I love, love, love my leaf of bread!!!!!! Ok, this is what I did:
I did let it rise for 24 hours.
I kinda punched it down with a spatula, whirled it around in the bowl a couple of times, and let it rest for 15 minutes. (I had no clean cutting boards at the time and wiping the counter clean seemed such a hassle.)
After 15 minutes I floured my hands well and whooped the dough around in flour - still in the bowl (I did laundury earlier this week and all my kitchen towels are clean. I couldn't bring myself to take one out and bury it in flour, so I just made sure there where enough flour in the bowl to keep the dough from sticking to it, and let it raise for another two hours.)
I heated my grannys old pot in the oven for 30 minutes, ungracefully plumped the dough from the bowl into the pot and baked it for 30 minutes. I then took the lid off, turned the oven down and baked it for another 20-25 minutes (I think my old oven is a little lower in temperature than new ones. I have noticed before that I tend to keep things in the oven for a longer period of time than the recipe says, but I'm getting a new oven before Christmas so I'll know then if the temperature setting is off.)

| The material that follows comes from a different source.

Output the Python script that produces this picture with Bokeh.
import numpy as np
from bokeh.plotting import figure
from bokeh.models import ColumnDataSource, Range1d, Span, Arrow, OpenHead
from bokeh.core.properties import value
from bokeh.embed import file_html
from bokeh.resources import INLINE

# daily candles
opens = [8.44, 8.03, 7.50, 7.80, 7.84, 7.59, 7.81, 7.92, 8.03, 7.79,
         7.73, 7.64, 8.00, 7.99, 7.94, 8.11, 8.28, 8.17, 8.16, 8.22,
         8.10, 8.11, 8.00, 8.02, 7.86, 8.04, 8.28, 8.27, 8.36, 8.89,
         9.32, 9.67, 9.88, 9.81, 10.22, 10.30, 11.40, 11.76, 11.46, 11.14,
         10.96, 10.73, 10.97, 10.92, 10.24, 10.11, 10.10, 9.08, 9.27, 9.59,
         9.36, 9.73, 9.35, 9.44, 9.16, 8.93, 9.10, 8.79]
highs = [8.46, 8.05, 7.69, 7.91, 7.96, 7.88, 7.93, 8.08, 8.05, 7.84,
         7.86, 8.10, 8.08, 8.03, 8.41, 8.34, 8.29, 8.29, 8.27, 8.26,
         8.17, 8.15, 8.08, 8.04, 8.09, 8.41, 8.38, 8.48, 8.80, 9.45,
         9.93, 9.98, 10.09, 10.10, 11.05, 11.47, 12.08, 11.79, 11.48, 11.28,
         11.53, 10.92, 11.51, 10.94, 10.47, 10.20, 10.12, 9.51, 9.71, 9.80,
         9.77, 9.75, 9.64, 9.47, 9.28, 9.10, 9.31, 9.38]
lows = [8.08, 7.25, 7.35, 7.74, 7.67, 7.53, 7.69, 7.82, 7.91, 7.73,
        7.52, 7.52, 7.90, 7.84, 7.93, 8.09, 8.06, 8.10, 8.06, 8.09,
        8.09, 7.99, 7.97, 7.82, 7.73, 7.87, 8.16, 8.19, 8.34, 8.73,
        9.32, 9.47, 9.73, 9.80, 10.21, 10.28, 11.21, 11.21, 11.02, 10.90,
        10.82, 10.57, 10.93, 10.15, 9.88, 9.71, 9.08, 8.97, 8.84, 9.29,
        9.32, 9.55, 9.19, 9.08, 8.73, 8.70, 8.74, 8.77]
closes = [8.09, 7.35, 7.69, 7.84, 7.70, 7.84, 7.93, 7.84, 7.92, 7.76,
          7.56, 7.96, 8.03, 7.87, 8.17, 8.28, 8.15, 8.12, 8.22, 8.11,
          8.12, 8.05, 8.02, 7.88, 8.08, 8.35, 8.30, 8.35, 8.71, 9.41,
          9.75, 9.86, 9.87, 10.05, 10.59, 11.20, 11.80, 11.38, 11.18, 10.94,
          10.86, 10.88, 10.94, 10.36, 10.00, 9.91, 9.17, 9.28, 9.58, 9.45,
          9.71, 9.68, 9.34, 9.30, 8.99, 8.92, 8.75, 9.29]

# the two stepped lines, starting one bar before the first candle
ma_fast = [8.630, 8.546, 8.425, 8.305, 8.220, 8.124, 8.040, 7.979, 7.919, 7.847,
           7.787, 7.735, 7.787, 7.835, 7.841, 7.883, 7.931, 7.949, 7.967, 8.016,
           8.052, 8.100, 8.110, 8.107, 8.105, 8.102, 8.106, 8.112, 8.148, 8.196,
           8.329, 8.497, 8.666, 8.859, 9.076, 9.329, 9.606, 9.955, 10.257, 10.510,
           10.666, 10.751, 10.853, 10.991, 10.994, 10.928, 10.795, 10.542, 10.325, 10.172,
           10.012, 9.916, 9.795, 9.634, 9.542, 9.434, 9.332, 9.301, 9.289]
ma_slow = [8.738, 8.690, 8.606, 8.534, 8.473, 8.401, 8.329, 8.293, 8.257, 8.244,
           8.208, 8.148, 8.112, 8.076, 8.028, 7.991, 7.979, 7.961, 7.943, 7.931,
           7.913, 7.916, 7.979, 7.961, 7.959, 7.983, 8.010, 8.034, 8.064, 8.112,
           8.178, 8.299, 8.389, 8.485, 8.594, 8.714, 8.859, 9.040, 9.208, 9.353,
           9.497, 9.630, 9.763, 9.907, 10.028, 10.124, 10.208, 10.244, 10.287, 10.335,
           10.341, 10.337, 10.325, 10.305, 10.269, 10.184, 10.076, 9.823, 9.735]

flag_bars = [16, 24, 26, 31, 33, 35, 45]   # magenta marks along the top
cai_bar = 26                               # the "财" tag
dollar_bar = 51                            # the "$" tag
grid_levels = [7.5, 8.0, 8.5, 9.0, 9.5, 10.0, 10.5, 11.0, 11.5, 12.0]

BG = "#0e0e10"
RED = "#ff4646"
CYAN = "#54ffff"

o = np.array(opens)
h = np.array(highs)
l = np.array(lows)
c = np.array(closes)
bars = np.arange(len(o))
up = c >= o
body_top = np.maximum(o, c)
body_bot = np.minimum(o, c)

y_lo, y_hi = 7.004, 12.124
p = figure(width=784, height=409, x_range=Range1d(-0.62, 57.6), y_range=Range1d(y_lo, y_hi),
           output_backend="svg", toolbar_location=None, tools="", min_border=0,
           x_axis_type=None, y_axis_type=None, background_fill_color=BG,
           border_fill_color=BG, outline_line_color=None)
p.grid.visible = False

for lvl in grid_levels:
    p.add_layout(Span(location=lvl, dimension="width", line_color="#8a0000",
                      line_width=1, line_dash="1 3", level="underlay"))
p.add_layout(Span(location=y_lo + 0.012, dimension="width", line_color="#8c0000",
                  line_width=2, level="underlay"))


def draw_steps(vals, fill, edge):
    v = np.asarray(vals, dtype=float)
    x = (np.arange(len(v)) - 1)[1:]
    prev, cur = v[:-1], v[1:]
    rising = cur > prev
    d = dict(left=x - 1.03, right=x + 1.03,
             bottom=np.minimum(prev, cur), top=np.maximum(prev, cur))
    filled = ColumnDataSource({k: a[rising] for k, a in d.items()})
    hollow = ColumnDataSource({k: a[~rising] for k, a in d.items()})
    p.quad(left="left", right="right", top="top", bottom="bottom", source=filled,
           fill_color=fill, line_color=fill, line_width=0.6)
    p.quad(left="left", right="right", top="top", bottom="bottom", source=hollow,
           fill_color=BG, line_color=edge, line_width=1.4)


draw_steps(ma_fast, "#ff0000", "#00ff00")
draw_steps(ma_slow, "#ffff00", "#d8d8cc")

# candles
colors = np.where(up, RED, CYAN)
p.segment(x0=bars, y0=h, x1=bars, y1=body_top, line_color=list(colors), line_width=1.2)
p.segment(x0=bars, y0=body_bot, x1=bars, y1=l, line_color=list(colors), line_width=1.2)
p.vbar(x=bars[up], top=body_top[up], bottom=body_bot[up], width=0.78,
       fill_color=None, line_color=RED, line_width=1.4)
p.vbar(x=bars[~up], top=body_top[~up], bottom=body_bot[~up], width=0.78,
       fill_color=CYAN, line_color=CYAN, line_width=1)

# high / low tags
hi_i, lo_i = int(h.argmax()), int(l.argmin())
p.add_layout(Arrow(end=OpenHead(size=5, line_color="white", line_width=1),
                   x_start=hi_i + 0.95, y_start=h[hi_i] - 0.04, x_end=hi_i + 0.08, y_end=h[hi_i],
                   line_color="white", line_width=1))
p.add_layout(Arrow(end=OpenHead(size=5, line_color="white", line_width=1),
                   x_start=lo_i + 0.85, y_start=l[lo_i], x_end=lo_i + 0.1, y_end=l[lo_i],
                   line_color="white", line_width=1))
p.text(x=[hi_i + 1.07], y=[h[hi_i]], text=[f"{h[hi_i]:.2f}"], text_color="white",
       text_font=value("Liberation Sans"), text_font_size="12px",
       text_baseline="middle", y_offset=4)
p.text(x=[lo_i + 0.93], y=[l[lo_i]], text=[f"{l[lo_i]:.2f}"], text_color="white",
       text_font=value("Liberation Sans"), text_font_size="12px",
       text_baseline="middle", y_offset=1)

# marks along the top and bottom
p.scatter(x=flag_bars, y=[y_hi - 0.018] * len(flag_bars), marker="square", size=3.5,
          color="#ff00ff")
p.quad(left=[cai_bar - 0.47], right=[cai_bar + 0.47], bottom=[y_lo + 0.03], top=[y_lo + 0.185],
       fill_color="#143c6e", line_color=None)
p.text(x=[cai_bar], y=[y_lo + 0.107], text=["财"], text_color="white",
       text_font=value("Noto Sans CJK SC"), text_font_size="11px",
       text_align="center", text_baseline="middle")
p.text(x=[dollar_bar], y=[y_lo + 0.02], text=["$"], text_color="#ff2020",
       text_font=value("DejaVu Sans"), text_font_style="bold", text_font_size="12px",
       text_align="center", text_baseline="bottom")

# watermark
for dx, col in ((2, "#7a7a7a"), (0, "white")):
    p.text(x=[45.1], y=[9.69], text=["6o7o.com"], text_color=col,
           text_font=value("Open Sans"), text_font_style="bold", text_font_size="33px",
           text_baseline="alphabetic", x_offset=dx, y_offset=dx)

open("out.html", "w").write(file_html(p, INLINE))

My bread came out of the oven looking wonderful!
I forced myself to go and pick up my mail in the mail box to keep my hands off the bread. Fortunately, I met my neighbor by the mail box so it took close to 15 minutes before I was back at my loaf. Then it was still far from ready to be cut but by then my patience was gone - so I sliced it.
IT TASTED AWESOME!!!!
This is definitely going to be my "weekend bread"!!!
But I do have a question: Marilyn, you said that the crust wasn't that crisp the next day.
How the heck do you make this bread last longer than a day?
Mine is totally gone smileys/smile.gif
- but we have another in the making for tomorrow smileys/bigsmile.gif
Thanks again for a wonderful recipe.
This has already become a family favourite!